コシヒカリ系品種に駆逐されたササニシキは和食との相性抜群で主食として飽きの来ないお米
消えたササニシキ
普段何気なく食べているお米ですが、そのほぼ全てにコシヒカリの遺伝子が入っています。
作付けランキングではコシヒカリがぶっちぎりの1位で2位ひとめぼれ・3位ヒノヒカリ・4位あきたこまち・5位ななつぼしと続きます。
一昔前にはササニシキという品種がそれなりのシェアを誇り普通に売られていましたが、今では見る影もありません。
味的にはコシヒカリに引けを取らない美味しさですが、冷害に弱く1993年の大冷害で壊滅的な被害を受けて作付面積が大幅に減少しました。
さらにササニシキの親にあたるササシグレもササニシキを凌ぐ美味しさを持ちながらも、いもち病に弱く現在では一部の農家が栽培する希少種となりました。
市場に出回っている食べ物は美味しさを最優先した品種ではなく、病気に強かったり作りやすさや日持ちの良さなど様々な要素で優れている品種が多くを占めています。
お米のもちもち感や粘り気の強さはでんぷん成分であるアミロースとアミロペクチンの割合で決まり、アミロペクチンが多いほどもち米に近くなります。
もち米はアミロペクチン100%なので、お餅やおこわなどにして食べられています。
タイ米は反対にアミロースで構成されているのでパサパサした食感でピラフなどに向きます。
うるち米はアミロースとアミロペクチンがおよそ2:8くらいで、コシヒカリはその中でもアミロペクチンを多く含みもち米寄りの品種です。
ササニシキはコシヒカリとは別系統なので、アミロペクチンの割合が少なく甘さ控えめでサラッとした食感です。
ご飯が主張せず他のおかずを引き立てる脇役に徹することができるので、和食のような繊細な味付けの邪魔をしません。
また冷めても美味しいので寿司やおにぎりに使うお米としてはコシヒカリより適しています。
毎日食べる主食としても飽きの来ない味なので、昔ながらのお米が好きならササニシキやササシグレをおすすめします。
毎日がご馳走
お餅はお正月に食べるイメージが強くハレの日の食材として受け継がれてきました。
日本には“ハレ"と"ケ"の概念があり、ケの日が日常生活のほとんどを占めるのでハレの日のご馳走がより際立ちます。
コシヒカリはお米自体の美味しさを追求したことでもち米の要素が強まり、ハレの食材との区別があいまいになりました。
現代の食生活は毎日のようにハレの日で、そうした食生活は自身の体に跳ね返ってきます。
ササニシキはたくさん食べても胃もたれしずらく、アトピーやアレルギー持ちの人でも食べやすいです。
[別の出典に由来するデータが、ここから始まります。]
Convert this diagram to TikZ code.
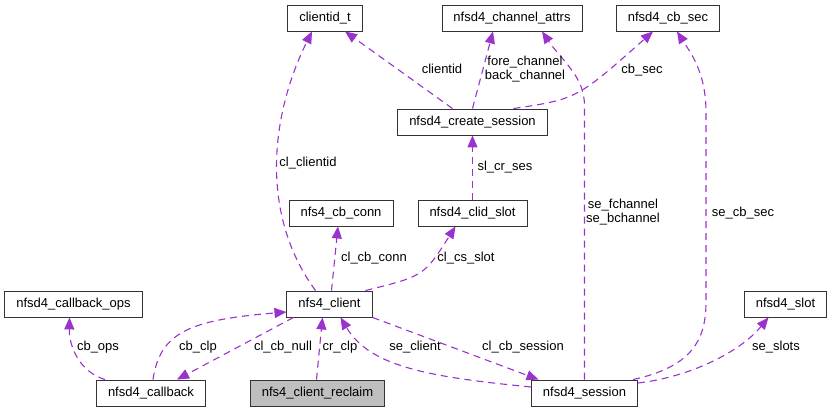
\documentclass[tikz,border=0pt]{standalone}
\usepackage{fontspec}
\setmainfont{Liberation Sans}
\usepackage{xcolor}
\usepackage{tikz}
\usetikzlibrary{arrows.meta}

\definecolor{orchid}{HTML}{9A32CD}

\begin{document}
\begin{tikzpicture}[
  x=1pt, y=1pt, >={Triangle[length=12pt,width=10pt]},
  font=\fontsize{13}{14}\selectfont,
  cls/.style={draw=black!80, line width=0.9pt, fill=white, inner xsep=11.5pt, inner ysep=0pt,
              minimum height=26pt},
  dep/.style={->, orchid, line width=1.1pt, dash pattern=on 7pt off 5pt},
  elab/.style={align=center, inner sep=1pt}
]
  \useasboundingbox (0,0) rectangle (833,412);
  \node[cls] (clientid) at (325,394) {clientid\_t};
  \node[cls] (chattr) at (512,394) {nfsd4\_channel\_attrs};
  \node[cls] (cbsec) at (668,394) {nfsd4\_cb\_sec};
  \node[cls] (cses) at (472.5,290) {nfsd4\_create\_session};
  \node[cls] (cbconn) at (341,199) {nfs4\_cb\_conn};
  \node[cls] (cslot) at (472.5,199) {nfsd4\_clid\_slot};
  \node[cls] (client) at (329.5,108) {nfs4\_client};
  \node[cls] (cbops) at (73.5,108) {nfsd4\_callback\_ops};
  \node[cls] (slot) at (785.5,108) {nfsd4\_slot};
  \node[cls] (cb) at (151,19) {nfsd4\_callback};
  \node[cls, fill=black!25] (reclaim) at (317.5,19) {nfs4\_client\_reclaim};
  \node[cls] (session) at (584.5,19) {nfsd4\_session};
  % members
  \draw[dep] ([xshift=-14pt]client.north) .. controls (258,200) and (272,300) .. ([xshift=-13pt]clientid.south);
  \draw[dep] ([xshift=-20pt]cses.north) -- ([xshift=20pt]clientid.south);
  \draw[dep] (cses.north) -- ([xshift=-19pt]chattr.south);
  \draw[dep] ([xshift=41pt]cses.north) .. controls (577,313) .. ([xshift=-15pt]cbsec.south);
  \draw[dep] (cslot.north) -- (cses.south);
  \draw[dep] ([xshift=2pt]client.north) -- ([xshift=-3pt]cbconn.south);
  \draw[dep] ([xshift=36pt]client.north) .. controls (424,136) .. ([xshift=-17pt]cslot.south);
  \draw[dep] ([xshift=-46pt]cb.north) .. controls (80,40) and (69,65) .. ([xshift=-4pt]cbops.south);
  \draw[dep] ([xshift=2pt]cb.north) .. controls (160,80) and (190,92) .. ([yshift=-8pt]client.west);
  \draw[dep] ([xshift=-36pt]client.south) -- ([xshift=26pt]cb.north);
  \draw[dep] ([xshift=-1pt]reclaim.north) -- ([xshift=-7pt]client.south);
  \draw[dep] ([yshift=6pt]session.west) .. controls (430,35) and (370,45) .. ([xshift=11pt]client.south);
  \draw[dep] (client.south east) -- ([xshift=-46pt]session.north);
  \draw[dep] (session.north) -- (584.5,306) .. controls (584.5,336) and (562,351) .. ([xshift=30pt]chattr.south);
  \draw[dep] ([xshift=-5pt]session.north east) .. controls (690,45) and (706,70) .. (706,110)
    -- (706,300) .. controls (706,340) and (690,360) .. ([xshift=9pt]cbsec.south);
  \draw[dep] ([yshift=10pt]session.east) .. controls (690,35) and (740,60) .. ([xshift=-17pt]slot.south);
  % labels
  \node[elab] (l1) at (308,249) {cl\_clientid};
  \node[elab] (l2) at (442,343) {clientid};
  \node[elab] (l3) at (525,343) {fore\_channel\\back\_channel};
  \node[elab] (l4) at (642,342) {cb\_sec};
  \node[elab] (l5) at (505,245) {sl\_cr\_ses};
  \node[elab] (l6) at (374,154) {cl\_cb\_conn};
  \node[elab] (l7) at (466,154) {cl\_cs\_slot};
  \node[elab] (l8) at (98,65) {cb\_ops};
  \node[elab] (l9) at (198,65) {cb\_clp};
  \node[elab] (l10) at (283,65) {cl\_cb\_null};
  \node[elab] (l11) at (340,65) {cr\_clp};
  \node[elab] (l12) at (415,65) {se\_client};
  \node[elab] (l13) at (523,65) {cl\_cb\_session};
  \node[elab] (l14) at (623,200) {se\_fchannel\\se\_bchannel};
  \node[elab] (l15) at (743,199) {se\_cb\_sec};
  \node[elab] (l16) at (776,65) {se\_slots};
\end{tikzpicture}
\end{document}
米アレルギーなんて症状もありますが、そうした症状も低アミロースの方が引き起こされやすいそうです。
ハレとケは人が健康的に過ごすために自然と身に着けた知恵のひとつなのかもしれません。
テレビでは朝から晩までグルメ番組がない日はありませんが、ご馳走はたまに食べるからご馳走なのであり、ケの日の食生活こそが大切なのです。
失われた多様性
長期的に考えるとコシヒカリ系統に偏りすぎるのは危険ではないかと思います。
もしコシヒカリ系統が弱い伝染病が蔓延したりすると、途端に日本の米生産が壊滅的な被害を受けます。
農家が食っていくために育てるのが簡単で味もそこそこ良い品種ばかりに人気が集中するのは仕方ありませんが、多様性が失われるリスクも無視できません。
コシヒカリは欠点がないというのが欠点で、60年以上の長きに渡り天下を取り続けたことで完全に依存するようになりました。
コシヒカリ系統というだけで箔が付き、例え他系統で優秀な品種があっても見向きもされない環境ならば改善しなくてはいけません。
日本人の舌も甘くてもちもちした粘り気のある食感を好むようになり、これはお米だけでなく他の食材にも見られます。
飽食の時代には食欲を満たすためより刺激的な味付けになるので、ご飯が主張しても気にならないバランスとなります。
今後もしポストコシヒカリが生まれるとすれば、コシヒカリの影響下にないササニシキや他系統から出てほしいです。